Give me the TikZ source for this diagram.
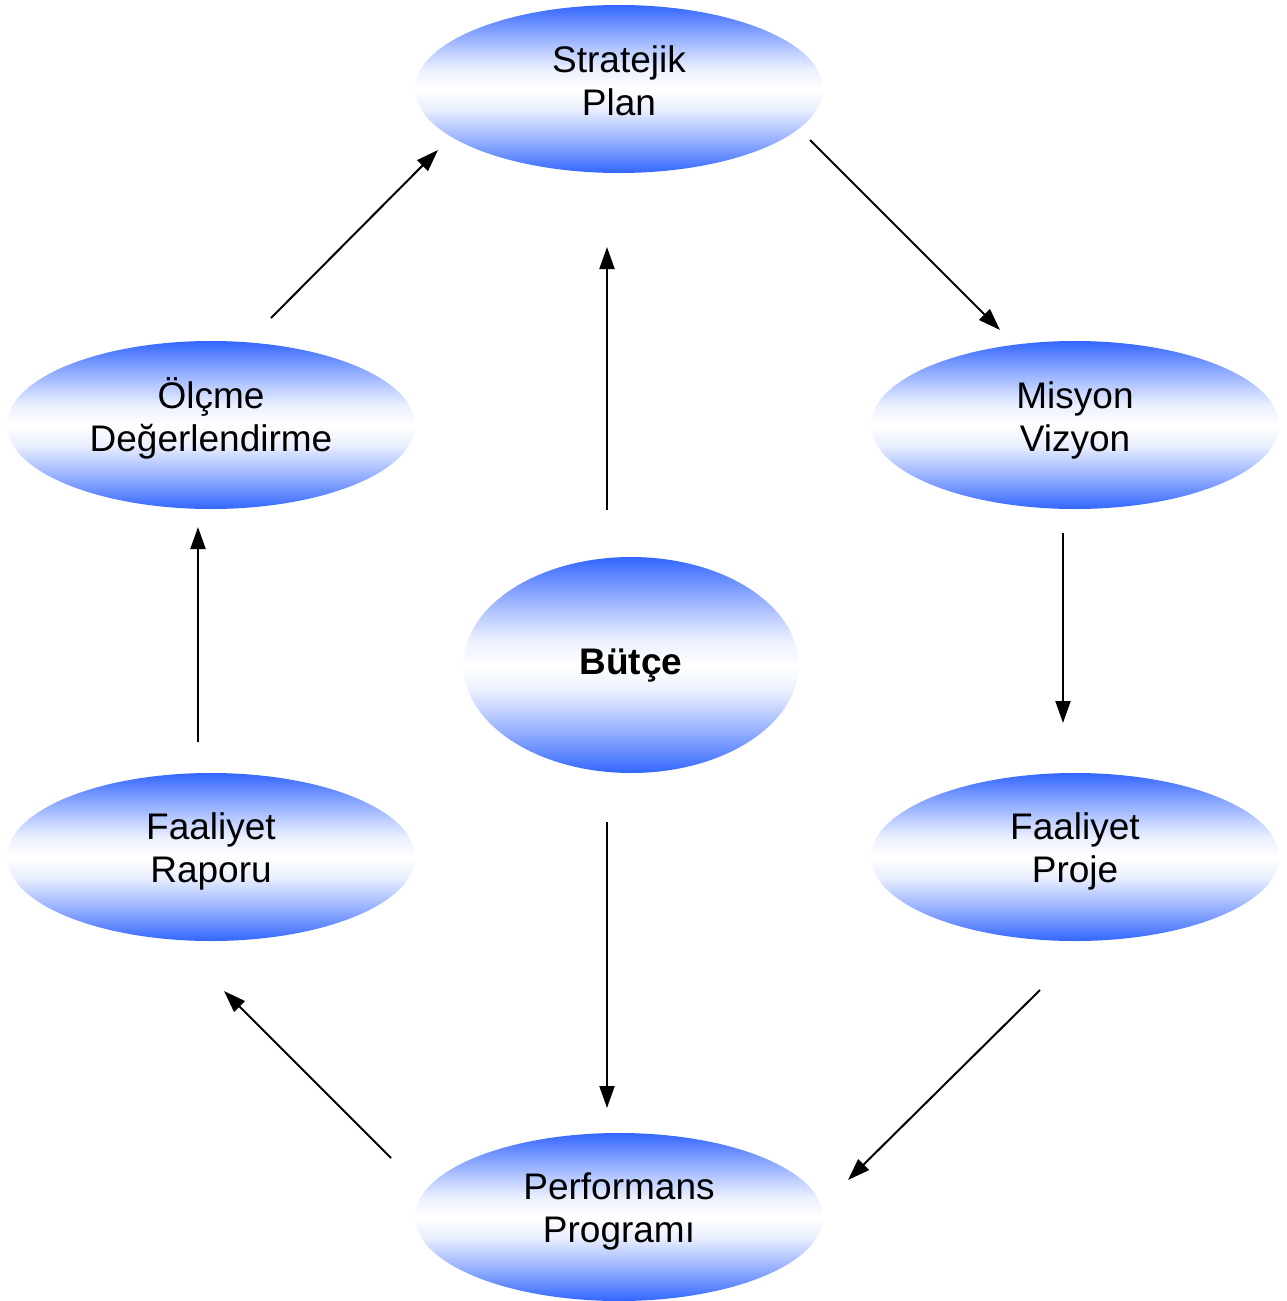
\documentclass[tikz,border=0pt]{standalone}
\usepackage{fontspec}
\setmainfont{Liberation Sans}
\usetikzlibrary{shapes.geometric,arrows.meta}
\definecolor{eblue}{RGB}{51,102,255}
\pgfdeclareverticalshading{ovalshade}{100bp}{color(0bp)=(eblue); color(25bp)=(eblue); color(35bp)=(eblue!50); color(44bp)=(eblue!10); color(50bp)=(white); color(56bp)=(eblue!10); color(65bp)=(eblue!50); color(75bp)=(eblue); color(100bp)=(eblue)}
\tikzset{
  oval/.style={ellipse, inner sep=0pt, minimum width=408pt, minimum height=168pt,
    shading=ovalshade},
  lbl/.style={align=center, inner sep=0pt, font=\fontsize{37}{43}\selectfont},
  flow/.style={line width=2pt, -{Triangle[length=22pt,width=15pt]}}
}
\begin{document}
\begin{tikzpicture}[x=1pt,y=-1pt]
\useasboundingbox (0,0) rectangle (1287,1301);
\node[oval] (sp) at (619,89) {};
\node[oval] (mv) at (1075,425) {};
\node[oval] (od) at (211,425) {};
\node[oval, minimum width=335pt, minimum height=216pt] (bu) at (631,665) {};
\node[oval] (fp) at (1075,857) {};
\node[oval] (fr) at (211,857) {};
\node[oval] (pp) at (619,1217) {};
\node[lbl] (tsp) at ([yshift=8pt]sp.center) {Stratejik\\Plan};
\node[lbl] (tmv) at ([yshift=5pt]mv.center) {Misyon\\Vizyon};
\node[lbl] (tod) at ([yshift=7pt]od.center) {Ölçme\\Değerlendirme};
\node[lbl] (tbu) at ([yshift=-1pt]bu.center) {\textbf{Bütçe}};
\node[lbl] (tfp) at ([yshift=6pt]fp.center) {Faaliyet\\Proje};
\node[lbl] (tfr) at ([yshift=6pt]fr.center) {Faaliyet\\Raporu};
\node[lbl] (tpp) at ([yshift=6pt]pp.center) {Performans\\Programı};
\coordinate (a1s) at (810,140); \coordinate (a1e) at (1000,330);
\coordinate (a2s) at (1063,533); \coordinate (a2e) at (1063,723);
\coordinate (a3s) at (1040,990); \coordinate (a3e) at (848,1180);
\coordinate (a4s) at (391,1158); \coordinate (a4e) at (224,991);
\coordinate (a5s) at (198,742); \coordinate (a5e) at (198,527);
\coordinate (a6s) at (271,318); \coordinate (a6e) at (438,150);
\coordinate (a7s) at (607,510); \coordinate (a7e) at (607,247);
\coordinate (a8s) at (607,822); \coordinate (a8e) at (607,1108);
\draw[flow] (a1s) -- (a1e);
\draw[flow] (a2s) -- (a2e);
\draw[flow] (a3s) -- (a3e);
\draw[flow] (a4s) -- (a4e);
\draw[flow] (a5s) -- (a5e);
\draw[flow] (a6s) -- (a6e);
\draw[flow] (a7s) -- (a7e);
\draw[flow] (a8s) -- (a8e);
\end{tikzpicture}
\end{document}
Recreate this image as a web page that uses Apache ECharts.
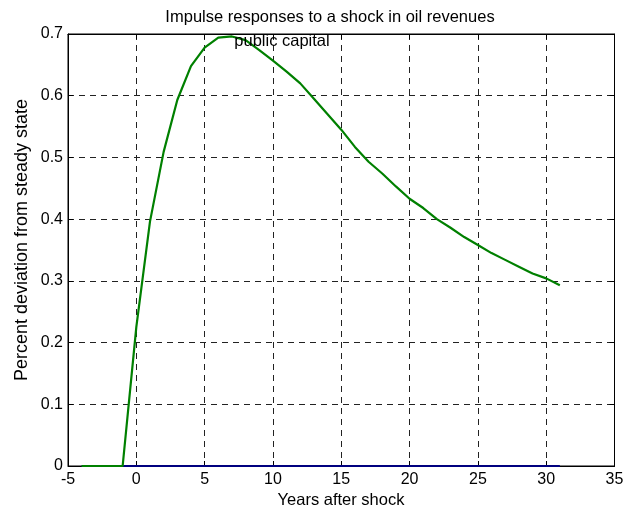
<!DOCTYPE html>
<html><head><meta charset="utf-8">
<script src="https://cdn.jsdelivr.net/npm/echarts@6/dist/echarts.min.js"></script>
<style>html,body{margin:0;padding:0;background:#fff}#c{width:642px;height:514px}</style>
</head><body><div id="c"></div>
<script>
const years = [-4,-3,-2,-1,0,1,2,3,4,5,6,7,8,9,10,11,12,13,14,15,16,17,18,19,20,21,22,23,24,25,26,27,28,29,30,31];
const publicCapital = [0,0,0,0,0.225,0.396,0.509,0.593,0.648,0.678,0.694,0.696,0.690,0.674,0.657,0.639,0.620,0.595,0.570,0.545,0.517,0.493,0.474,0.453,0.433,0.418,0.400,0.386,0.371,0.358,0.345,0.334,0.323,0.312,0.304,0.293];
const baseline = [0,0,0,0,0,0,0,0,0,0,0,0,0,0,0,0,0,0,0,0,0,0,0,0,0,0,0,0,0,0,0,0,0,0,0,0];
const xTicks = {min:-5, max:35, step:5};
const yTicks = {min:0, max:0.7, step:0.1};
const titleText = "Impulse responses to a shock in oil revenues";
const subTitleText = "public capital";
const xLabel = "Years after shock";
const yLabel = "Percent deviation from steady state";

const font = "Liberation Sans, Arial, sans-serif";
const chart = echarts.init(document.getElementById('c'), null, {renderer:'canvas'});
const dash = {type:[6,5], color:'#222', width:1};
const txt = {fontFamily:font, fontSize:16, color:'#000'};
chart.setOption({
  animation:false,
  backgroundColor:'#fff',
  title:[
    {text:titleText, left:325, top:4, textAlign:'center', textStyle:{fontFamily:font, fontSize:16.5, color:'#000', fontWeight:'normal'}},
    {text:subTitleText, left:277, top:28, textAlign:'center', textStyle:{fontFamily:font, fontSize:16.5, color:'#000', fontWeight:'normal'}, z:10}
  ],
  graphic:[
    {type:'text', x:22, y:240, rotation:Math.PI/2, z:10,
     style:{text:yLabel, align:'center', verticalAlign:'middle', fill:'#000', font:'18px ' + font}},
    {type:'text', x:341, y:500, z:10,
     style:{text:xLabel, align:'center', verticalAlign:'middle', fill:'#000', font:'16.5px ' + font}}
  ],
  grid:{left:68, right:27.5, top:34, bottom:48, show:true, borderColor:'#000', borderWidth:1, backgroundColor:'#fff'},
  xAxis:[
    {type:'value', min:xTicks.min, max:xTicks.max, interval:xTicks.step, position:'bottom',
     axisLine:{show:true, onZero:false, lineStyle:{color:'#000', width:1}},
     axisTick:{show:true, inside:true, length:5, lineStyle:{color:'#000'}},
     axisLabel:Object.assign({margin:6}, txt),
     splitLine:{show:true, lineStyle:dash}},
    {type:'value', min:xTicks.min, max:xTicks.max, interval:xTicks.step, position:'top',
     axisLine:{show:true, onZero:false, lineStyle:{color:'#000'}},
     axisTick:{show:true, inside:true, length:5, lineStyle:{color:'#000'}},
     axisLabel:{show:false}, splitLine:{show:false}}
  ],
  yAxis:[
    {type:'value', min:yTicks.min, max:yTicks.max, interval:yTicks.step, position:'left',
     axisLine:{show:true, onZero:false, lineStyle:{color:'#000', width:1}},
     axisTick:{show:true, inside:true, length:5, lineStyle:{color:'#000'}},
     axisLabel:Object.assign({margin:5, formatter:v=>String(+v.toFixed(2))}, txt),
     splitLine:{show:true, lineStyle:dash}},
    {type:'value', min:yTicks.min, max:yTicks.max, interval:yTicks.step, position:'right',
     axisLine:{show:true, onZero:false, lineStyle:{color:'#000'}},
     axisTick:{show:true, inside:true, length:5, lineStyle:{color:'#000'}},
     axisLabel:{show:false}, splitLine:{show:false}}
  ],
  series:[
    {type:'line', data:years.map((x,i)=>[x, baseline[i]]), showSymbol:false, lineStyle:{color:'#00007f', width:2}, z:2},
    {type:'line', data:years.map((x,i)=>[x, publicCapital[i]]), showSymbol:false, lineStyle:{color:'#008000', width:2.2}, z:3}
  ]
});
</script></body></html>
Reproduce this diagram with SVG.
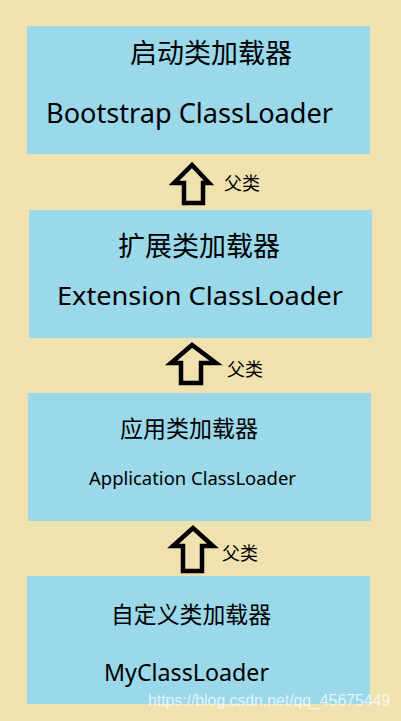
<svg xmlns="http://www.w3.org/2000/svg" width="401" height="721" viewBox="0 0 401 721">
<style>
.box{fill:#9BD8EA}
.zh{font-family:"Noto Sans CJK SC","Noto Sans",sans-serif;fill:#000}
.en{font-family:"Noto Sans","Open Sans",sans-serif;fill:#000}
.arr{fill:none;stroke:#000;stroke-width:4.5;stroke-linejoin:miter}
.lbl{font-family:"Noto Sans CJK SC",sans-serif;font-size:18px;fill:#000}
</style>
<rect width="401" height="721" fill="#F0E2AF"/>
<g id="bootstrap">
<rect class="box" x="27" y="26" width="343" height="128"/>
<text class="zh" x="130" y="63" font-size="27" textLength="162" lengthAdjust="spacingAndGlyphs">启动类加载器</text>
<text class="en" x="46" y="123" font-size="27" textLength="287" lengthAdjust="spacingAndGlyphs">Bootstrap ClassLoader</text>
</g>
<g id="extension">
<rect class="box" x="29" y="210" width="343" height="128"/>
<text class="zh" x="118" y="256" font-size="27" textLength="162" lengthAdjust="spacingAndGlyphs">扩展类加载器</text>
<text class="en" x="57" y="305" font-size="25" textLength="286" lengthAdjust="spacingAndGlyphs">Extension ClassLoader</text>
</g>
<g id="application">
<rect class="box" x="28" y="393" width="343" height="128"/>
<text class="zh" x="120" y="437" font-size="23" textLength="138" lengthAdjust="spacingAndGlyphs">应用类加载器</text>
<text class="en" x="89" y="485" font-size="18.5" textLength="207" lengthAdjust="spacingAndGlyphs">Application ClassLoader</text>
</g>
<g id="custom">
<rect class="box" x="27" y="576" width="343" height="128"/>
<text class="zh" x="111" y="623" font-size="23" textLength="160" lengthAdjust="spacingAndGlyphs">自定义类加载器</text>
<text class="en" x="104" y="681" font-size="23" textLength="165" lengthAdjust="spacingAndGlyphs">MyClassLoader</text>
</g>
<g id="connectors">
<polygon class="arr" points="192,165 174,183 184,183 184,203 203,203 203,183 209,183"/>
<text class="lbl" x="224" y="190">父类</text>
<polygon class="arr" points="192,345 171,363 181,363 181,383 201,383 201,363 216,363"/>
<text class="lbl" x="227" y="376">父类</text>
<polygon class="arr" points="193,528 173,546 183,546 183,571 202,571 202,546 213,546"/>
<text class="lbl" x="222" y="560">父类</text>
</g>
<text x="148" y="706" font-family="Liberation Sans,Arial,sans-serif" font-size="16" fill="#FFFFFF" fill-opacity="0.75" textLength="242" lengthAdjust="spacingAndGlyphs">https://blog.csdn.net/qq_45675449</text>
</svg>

* _Exercise directions_
Using the entries above, return each line that includes the word "diagram".

* _Answer to the problem_
Give me the TikZ source for this diagram.
Reproduce this diagram with SVG.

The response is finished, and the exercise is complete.